_What the exercise asks_
Copy, character for character, the lines running from the one with "Reproduce this chart with Chart.js." to the one with "const arrowTipY = 0.815;", ends included. Leave out every other line.

_Input_
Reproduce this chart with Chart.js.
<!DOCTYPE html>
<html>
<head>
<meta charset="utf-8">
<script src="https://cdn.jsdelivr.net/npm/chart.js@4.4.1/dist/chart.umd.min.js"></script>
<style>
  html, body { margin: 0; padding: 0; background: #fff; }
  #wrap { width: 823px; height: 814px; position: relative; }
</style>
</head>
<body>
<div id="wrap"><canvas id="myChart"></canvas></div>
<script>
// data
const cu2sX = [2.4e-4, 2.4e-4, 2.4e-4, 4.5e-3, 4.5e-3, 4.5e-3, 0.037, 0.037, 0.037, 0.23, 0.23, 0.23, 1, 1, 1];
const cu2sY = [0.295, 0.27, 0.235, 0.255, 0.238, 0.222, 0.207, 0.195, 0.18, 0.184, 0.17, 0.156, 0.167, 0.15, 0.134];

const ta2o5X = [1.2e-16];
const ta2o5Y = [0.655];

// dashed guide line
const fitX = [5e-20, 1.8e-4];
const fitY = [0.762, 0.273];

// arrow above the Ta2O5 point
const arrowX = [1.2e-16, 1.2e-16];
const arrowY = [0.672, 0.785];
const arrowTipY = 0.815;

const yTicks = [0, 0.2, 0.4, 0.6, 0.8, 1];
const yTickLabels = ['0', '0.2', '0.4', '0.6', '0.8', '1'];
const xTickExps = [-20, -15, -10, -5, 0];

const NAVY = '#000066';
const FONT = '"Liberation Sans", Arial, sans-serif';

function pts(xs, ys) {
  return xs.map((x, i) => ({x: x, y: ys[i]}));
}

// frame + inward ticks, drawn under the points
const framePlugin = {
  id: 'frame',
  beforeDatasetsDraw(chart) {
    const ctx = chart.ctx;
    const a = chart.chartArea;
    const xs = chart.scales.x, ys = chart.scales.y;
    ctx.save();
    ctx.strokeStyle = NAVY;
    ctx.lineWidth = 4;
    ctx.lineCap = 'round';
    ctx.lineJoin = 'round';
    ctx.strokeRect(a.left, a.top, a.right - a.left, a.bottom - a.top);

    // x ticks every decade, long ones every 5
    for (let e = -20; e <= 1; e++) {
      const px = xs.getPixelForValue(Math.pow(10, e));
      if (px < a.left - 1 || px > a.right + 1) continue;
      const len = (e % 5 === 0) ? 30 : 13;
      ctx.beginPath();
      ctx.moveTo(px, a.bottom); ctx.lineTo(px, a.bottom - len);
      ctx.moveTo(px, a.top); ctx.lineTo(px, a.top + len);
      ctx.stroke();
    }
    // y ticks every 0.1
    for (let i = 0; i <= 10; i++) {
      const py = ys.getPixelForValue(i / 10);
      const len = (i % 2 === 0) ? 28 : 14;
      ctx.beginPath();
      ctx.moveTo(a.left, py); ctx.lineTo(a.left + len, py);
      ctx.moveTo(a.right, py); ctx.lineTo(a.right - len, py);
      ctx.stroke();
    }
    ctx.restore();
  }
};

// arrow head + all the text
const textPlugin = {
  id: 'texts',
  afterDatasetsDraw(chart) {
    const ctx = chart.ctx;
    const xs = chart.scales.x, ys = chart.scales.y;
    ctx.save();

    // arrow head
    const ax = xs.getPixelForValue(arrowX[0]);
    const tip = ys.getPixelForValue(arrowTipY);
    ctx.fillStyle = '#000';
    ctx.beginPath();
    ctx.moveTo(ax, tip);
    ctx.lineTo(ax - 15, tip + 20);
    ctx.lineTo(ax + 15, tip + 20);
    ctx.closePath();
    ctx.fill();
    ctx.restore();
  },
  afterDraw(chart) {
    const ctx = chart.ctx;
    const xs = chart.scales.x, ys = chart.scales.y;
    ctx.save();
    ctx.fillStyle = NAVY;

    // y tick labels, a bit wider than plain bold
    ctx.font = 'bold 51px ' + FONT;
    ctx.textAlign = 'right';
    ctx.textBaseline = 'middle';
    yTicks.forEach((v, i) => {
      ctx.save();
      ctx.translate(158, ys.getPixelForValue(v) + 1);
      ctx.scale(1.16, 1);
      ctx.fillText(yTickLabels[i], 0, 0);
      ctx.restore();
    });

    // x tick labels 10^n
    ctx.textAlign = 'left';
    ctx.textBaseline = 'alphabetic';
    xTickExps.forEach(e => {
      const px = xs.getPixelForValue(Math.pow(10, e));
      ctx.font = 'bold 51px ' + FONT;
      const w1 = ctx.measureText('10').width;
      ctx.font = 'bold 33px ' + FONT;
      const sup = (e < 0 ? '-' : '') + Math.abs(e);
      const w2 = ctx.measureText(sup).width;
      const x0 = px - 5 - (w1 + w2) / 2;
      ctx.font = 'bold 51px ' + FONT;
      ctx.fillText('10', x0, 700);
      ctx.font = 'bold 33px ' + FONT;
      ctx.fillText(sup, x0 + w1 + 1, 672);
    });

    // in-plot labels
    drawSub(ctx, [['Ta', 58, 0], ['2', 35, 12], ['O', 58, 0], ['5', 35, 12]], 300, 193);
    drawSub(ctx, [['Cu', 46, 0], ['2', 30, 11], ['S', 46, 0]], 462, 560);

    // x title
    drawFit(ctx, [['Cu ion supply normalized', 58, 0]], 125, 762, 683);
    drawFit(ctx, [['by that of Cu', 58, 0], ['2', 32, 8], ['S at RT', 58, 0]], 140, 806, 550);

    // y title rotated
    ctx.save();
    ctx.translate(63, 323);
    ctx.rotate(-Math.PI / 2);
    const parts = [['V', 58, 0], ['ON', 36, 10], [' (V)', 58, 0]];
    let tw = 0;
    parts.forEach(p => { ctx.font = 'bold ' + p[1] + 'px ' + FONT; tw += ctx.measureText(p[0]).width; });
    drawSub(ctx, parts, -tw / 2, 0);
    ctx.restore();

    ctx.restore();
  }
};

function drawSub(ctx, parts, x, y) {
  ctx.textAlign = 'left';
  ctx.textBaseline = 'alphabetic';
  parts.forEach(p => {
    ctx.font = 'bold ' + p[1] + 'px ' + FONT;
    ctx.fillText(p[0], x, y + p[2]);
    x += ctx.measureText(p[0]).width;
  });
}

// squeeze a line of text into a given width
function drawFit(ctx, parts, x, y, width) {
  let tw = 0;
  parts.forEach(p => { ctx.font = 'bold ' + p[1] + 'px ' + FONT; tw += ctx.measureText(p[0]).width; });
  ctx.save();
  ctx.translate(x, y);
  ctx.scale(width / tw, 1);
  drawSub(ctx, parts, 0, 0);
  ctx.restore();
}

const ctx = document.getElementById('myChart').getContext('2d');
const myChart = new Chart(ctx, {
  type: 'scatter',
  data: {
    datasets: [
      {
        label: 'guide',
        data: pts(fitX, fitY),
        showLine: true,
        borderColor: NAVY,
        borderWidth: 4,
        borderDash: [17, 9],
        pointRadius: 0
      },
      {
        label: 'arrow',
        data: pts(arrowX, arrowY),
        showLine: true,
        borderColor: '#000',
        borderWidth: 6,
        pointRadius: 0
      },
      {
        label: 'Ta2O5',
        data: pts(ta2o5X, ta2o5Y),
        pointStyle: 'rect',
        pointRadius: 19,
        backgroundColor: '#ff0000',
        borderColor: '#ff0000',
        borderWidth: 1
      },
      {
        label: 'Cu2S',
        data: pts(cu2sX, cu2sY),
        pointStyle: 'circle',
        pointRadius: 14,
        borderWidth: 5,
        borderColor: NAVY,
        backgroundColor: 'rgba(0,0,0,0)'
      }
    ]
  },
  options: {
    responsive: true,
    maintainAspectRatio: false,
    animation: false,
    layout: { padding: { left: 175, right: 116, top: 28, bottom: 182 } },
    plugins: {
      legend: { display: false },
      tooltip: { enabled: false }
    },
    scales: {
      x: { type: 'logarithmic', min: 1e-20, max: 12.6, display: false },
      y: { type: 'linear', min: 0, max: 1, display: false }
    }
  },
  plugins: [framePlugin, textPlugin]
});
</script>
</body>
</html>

* * *

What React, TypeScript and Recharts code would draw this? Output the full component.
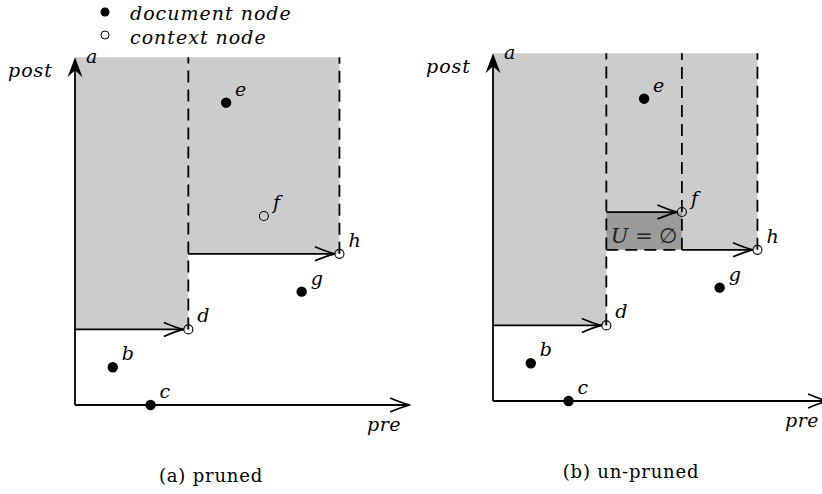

_Solution to this task_
Reproduce this chart with Chart.js.
<!DOCTYPE html>
<html>
<head>
<meta charset="utf-8">
<script src="https://cdn.jsdelivr.net/npm/chart.js@4.4.1/dist/chart.umd.min.js"></script>
<style>
  html, body { margin: 0; padding: 0; background: #fff; }
  #wrap { width: 823px; height: 814px; position: relative; }
</style>
</head>
<body>
<div id="wrap"><canvas id="myChart"></canvas></div>
<script>
// data
const cu2sX = [2.4e-4, 2.4e-4, 2.4e-4, 4.5e-3, 4.5e-3, 4.5e-3, 0.037, 0.037, 0.037, 0.23, 0.23, 0.23, 1, 1, 1];
const cu2sY = [0.295, 0.27, 0.235, 0.255, 0.238, 0.222, 0.207, 0.195, 0.18, 0.184, 0.17, 0.156, 0.167, 0.15, 0.134];

const ta2o5X = [1.2e-16];
const ta2o5Y = [0.655];

// dashed guide line
const fitX = [5e-20, 1.8e-4];
const fitY = [0.762, 0.273];

// arrow above the Ta2O5 point
const arrowX = [1.2e-16, 1.2e-16];
const arrowY = [0.672, 0.785];
const arrowTipY = 0.815;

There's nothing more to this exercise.